Opinion
Argued April 5, 1979
July 5, 1979.
Courts — Motion for new trial — Service of pleadings — Violation of rules of court — Abuse of discretion — Burden of proof — Prejudice.
1. A trial court does not abuse its discretion in refusing to waive a rule of court requiring a party filing a motion for new trial to serve copies upon the judge and the stenographer, and the prevailing party has no duty to prove that it was somehow prejudiced by the unexcused noncompliance with this important rule. [49-50]
Argued April 5, 1979, before Judges BLATT, DiSALLE and MacPHAIL, sitting as a panel of three.
Appeal, No. 704 C.D. 1977, from the Order of the Court of Common Pleas of Montgomery County in case of Condemnation Proceedings In Rem by Upper Gwynedd Township, County of Montgomery, Pennsylvania, for Recreational and Conservatory Purposes for Certain Premises as Shown in Plan of Lots North Wales Park, dated September 22, 1965, Prepared by William T. Weir, Registered Engineer, No. 66-7904.
Declaration of taking in the Court of Common Pleas of Montgomery County. Trial held. Verdict rendered. Condemnee filed motion for new trial. Condemnor filed motion to dismiss motion for new trial. Motion for new trial dismissed. SMILLIE, J. Condemnee appealed to the Commonwealth Court of Pennsylvania. Held: Affirmed.
Alfred O. Breinig, Jr., for appellants.
Albert R. Subers, for appellee.
The Grace Building Co., Inc. (condemnee) appeals here from the dismissal of its motion for a new trial by the Court of Common Pleas of Montgomery County. The township of Lower Gwynedd (condemnor) had filed a petition requesting the dismissal of the motion because of the condemnee's delay and its noncompliance with the local rules of court.

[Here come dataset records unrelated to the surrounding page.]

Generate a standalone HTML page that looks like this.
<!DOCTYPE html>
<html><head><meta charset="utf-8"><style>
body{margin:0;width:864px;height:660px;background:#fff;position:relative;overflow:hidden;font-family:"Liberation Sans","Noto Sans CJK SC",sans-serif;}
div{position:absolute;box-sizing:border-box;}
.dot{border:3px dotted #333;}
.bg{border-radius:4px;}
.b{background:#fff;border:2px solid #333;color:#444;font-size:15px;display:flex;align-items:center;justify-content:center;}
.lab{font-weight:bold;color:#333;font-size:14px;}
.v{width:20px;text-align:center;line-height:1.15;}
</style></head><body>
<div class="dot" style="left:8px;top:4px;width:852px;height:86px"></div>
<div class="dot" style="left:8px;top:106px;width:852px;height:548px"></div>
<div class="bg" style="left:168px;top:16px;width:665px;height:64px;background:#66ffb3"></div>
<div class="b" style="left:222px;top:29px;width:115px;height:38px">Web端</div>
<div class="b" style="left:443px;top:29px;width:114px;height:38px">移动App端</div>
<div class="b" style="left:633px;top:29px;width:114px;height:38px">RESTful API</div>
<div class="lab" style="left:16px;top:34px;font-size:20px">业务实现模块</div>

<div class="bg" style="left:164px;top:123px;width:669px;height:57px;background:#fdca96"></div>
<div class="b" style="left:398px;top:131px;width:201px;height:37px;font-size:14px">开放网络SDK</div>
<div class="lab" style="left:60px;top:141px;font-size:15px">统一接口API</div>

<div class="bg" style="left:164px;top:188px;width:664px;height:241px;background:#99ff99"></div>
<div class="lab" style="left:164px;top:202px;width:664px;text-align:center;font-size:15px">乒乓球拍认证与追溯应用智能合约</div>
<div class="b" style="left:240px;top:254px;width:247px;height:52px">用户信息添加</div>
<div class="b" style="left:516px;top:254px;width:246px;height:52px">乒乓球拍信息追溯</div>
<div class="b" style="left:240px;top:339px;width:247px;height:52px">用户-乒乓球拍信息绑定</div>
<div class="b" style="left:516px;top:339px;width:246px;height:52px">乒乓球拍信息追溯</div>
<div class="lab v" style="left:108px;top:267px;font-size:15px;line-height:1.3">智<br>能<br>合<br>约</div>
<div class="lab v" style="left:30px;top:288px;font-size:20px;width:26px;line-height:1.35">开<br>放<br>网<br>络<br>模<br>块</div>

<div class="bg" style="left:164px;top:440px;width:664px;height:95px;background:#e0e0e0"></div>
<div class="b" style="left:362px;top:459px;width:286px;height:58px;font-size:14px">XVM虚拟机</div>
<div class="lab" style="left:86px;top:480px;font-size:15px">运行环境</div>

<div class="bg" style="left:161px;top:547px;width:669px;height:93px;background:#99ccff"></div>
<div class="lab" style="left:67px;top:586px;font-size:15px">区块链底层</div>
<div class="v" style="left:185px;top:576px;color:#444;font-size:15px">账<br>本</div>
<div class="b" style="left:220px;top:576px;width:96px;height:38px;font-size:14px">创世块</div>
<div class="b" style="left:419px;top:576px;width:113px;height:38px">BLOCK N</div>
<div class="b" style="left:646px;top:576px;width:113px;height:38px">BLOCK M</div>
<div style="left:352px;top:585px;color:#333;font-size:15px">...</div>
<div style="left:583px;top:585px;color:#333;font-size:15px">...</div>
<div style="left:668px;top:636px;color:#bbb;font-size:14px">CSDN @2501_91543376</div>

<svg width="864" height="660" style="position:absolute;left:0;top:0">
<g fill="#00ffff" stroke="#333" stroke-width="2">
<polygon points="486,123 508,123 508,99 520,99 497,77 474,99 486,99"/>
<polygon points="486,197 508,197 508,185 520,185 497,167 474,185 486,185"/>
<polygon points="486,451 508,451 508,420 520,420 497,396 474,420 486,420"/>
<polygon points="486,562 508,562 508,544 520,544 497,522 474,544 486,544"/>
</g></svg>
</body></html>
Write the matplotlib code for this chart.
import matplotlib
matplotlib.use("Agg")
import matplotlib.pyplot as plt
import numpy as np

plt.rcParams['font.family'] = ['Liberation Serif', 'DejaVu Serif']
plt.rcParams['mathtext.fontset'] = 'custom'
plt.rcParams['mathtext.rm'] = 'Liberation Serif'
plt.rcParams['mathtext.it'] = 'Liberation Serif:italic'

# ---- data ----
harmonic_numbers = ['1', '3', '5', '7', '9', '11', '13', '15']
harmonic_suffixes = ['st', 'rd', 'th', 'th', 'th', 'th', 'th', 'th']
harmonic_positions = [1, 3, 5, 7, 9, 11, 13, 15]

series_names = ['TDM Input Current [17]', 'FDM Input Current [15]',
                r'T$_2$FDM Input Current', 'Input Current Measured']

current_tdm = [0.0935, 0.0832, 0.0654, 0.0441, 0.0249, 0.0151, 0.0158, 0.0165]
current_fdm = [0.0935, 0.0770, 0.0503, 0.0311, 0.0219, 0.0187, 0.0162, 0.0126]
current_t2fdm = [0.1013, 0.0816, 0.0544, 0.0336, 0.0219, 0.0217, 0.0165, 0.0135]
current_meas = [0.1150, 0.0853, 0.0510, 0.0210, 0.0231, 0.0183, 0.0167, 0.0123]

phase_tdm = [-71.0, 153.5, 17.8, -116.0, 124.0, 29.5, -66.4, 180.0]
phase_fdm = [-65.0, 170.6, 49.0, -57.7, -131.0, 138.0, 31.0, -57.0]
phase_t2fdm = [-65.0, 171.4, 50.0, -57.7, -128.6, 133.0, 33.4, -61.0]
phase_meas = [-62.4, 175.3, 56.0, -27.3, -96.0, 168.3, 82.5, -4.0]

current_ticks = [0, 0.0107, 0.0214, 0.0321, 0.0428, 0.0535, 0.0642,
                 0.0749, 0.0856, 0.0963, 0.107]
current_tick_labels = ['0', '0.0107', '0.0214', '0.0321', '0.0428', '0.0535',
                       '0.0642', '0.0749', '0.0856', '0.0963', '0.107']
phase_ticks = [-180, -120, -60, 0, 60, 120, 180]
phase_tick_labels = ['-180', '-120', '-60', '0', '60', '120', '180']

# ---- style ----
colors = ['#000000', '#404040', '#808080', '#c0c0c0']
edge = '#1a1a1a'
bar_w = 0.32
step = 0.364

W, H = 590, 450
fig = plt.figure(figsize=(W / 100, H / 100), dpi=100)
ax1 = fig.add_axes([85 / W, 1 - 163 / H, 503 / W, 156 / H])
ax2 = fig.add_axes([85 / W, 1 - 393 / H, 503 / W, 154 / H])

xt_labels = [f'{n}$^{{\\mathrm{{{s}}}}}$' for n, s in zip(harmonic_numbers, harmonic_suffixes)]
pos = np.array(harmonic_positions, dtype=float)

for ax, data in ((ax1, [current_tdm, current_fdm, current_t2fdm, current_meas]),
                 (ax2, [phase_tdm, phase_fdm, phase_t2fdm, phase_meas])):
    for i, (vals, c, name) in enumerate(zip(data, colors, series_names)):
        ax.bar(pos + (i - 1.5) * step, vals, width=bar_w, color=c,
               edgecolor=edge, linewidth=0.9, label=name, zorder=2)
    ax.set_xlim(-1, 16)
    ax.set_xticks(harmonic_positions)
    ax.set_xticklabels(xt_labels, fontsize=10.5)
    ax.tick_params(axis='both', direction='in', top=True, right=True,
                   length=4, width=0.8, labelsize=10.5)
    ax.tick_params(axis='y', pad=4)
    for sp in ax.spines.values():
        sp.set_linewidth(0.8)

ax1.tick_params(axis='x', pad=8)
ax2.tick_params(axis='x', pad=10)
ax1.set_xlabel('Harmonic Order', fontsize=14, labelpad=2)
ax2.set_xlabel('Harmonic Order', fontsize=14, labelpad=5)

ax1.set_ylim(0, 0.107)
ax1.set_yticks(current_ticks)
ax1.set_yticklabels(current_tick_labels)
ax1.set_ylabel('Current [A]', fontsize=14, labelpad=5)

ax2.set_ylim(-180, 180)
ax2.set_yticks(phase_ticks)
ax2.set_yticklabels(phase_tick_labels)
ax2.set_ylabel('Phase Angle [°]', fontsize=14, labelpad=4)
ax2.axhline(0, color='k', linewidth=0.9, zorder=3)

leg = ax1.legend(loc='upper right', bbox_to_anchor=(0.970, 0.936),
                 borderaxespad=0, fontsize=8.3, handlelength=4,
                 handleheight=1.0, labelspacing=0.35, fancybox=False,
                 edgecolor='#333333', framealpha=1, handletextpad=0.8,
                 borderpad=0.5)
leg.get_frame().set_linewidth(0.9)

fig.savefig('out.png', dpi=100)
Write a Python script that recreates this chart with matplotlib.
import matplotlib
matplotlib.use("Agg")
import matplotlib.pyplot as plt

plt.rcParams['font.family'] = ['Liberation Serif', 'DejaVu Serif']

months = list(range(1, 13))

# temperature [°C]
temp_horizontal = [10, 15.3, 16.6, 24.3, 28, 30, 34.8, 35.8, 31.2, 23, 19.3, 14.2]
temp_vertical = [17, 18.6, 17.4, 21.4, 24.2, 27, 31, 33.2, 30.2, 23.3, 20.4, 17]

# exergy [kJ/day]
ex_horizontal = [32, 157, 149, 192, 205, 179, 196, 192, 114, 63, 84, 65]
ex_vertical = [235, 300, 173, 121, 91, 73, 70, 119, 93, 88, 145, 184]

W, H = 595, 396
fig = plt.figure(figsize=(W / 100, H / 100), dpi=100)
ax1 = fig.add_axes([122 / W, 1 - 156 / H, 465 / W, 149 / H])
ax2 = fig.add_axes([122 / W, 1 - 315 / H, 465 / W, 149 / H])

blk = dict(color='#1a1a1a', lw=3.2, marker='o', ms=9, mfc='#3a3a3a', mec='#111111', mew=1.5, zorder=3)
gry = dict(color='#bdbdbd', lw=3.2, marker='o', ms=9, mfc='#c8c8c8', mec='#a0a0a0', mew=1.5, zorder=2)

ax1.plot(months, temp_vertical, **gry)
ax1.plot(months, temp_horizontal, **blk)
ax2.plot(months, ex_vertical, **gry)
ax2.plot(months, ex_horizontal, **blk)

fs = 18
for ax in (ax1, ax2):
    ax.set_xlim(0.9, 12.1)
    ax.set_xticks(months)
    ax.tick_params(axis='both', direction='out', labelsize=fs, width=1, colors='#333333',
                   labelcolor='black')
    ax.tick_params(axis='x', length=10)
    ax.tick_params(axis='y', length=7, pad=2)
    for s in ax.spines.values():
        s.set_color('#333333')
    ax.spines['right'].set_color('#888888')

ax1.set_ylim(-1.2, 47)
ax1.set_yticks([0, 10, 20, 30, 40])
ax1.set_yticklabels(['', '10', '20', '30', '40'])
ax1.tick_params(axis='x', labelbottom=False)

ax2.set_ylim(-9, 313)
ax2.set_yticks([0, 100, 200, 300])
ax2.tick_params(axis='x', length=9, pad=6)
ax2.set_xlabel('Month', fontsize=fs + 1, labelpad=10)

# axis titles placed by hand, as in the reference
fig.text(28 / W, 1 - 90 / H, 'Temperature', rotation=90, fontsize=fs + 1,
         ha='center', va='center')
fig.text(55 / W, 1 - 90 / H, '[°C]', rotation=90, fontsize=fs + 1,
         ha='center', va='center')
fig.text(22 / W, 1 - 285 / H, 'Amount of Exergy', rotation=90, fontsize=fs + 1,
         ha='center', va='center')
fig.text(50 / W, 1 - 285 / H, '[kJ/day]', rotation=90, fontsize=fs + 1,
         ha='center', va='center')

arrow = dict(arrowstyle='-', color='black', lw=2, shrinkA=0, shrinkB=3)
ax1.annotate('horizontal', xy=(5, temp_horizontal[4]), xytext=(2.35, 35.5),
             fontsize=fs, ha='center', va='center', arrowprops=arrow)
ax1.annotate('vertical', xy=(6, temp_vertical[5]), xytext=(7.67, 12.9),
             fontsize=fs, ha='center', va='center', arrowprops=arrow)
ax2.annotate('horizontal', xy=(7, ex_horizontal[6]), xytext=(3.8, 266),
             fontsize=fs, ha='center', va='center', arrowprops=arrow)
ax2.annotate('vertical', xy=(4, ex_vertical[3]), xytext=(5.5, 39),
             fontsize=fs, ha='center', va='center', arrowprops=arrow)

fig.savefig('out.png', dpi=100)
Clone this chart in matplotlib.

On May 14, 1970, three days after the trial in which a jury had awarded the condemnee damages of $10,000, it filed its motion for new trial, and, under Rule 252 of the Montgomery County Court of Common Pleas as it then read,
The rule now provides that "[c]ounsel filing such motion shall forthwith send copies in triplicate to the trial judge."
[c]ounsel filing such motion shall forthwith send a copy thereof to the trial judge and to the official court stenographer.
It is undisputed, however, that the condemnee did not then send and had not since sent any such copy of its motion by the time the condemnor filed its petition to dismiss the motion four years later.
In granting the condemnor's petition, filed on January 16, 1975, the lower court cited the condemnee's failure to comply with the rule and suggested that the stenographic notes, which had not been transcribed, as well as the trial judge's bench notes, were by that time difficult to reproduce if not actually inaccessible. The condemnee argues, however, that the provisions of the rule in question are directory and not mandatory, that the stenographic notes are in fact still available, and could be transcribed, and that the condemnor has shown no prejudice as a result of the delay.
Regardless of whether the provisions of the rule in question are characterized as mandatory or directory, we think it is clear that "[t]he failure to make service as required by a rule of court is sufficient to justify that court in refusing to consider the motion. . . ." 6A Standard Pennsylvania Practice 154 (2d ed. 1960). Indeed, it seems to us that compliance with these provisions is essential for the orderly and effective processing of motions made thereunder. The lower court, of course, could have waived this procedural irregularity, for it did not constitute a jurisdictional defect, but we are unable to perceive any abuse of discretion in its refusal to do so. Moreover, we see no reason why the condemnor should be put to the burden of showing prejudice when the lower court found no excuse for the condemnee's noncompliance with the rule.
Cf. Baker v. Scranton Aluminum Mfg. Co., 242 Pa. Super. 488, 364 A.2d 377 (1976) (no abuse of discretion in dismissing motion filed one day after four-day time period established by local rule).
We will therefore affirm the order of the lower court.
ORDER
AND NOW, this 5th day of July, 1979, the order of the Court of Common Pleas in the above-captioned matter is hereby affirmed.